Ilan Pappe menyebut perlakuan Israel terhadap Palestina sebagai “incremental genocide” atau genosida yang berjalan secara perlahan namun pasti. Senada dengan Pappe, Richard Falk, mantan pelapor khusus PBB untuk hak asasi manusia di Palestina juga menggambarkan serangan brutal di Gaza sebagai kejahatan genosida yang dilakukan terang-terangan di hadapan dunia.
Jika Holocaust dikecam oleh semua negara-negara Barat, sementara genosida di Gaza yang masih berlangsung hari ini, disaksikan oleh warga dunia, justru negara-negara Barat banyak memilih diam atau bahkan mendukungnya dengan menyuplai senjata dan dana kepada Zionis Israel pelaku genosida.
Ironisnya, orang-orang yang lahir dari luka Holocaust justru melakukan praktik yang sama kejamnya terhadap rakyat Palestina, khususnya di Gaza. Ini menjadi paradoks sejarah yang banyak dikritik oleh sejarawan dan pengamat hak asasi manusia di berbagai belahan dunia.

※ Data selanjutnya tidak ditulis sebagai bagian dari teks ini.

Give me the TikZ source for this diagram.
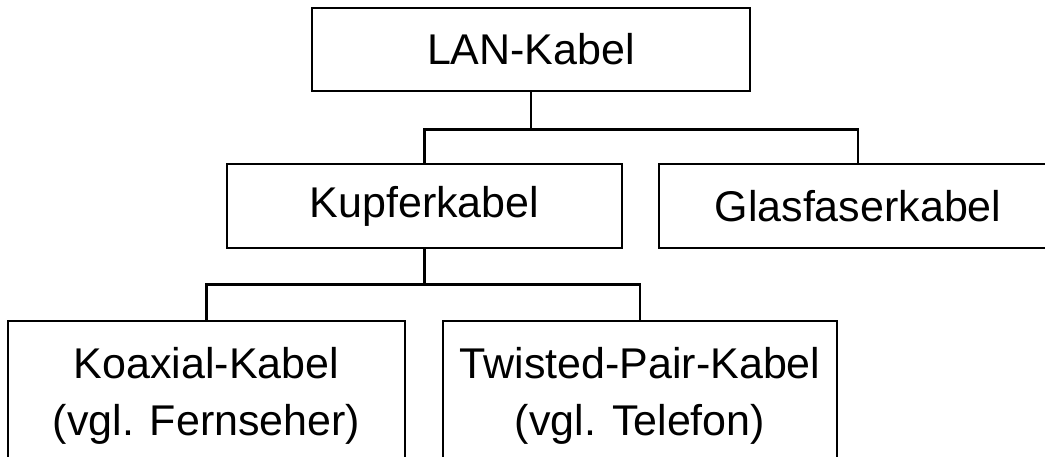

Mahkamah Pidana Internasional (ICC) saat ini sedang didesak untuk mengadili para pejabat Israel yang bertanggung jawab atas genosida di Gaza. Sama seperti pengadilan Nuremberg yang mengadili para penjahat Nazi.
Pengadilan Nuremberg adalah serangkaian sidang internasional yang digelar di kota Nuremberg (Jerman) antara tahun 1945 hingga 1946 untuk mengadili para pemimpin Nazi atas kejahatan perang, kejahatan terhadap kemanusiaan, dan genosida selama Perang Dunia II.
Holocaust dan genosida di Gaza sama-sama menjadi cermin kelam kebrutalan yang lahir dari ideologi kebencian, supremasi, dan dehumanisasi. Bedanya, Holocaust telah lama berakhir dan menjadi kutukan sejarah yang terus dikenang sebagai tragedi pilu bagi kemanusiaan.
Sementara itu, genosida Gaza yang disaksikan mata dunia, pelakunya adalah bangsa yang pernah menjadi korban Holocaust itu sendiri. Kekejaman Holocaust bukan dicegah agar tidak kembali terulang, tetapi justru Zionis Yahudi melakukannya kepada bangsa Palestina yang pernah menolong mereka dari kekejaman Nazi.
Holocaust dan genosida adalah kejahatan kemanusiaan yang tidak bisa ditoleransi oleh peradaban manapun. Dunia tidak boleh membiarkan hal itu. Siapa pun pelakunya harus diadili di hadapan hukum internasional, agar keadilan dan martabat kemanusiaan kembali ditegakkan.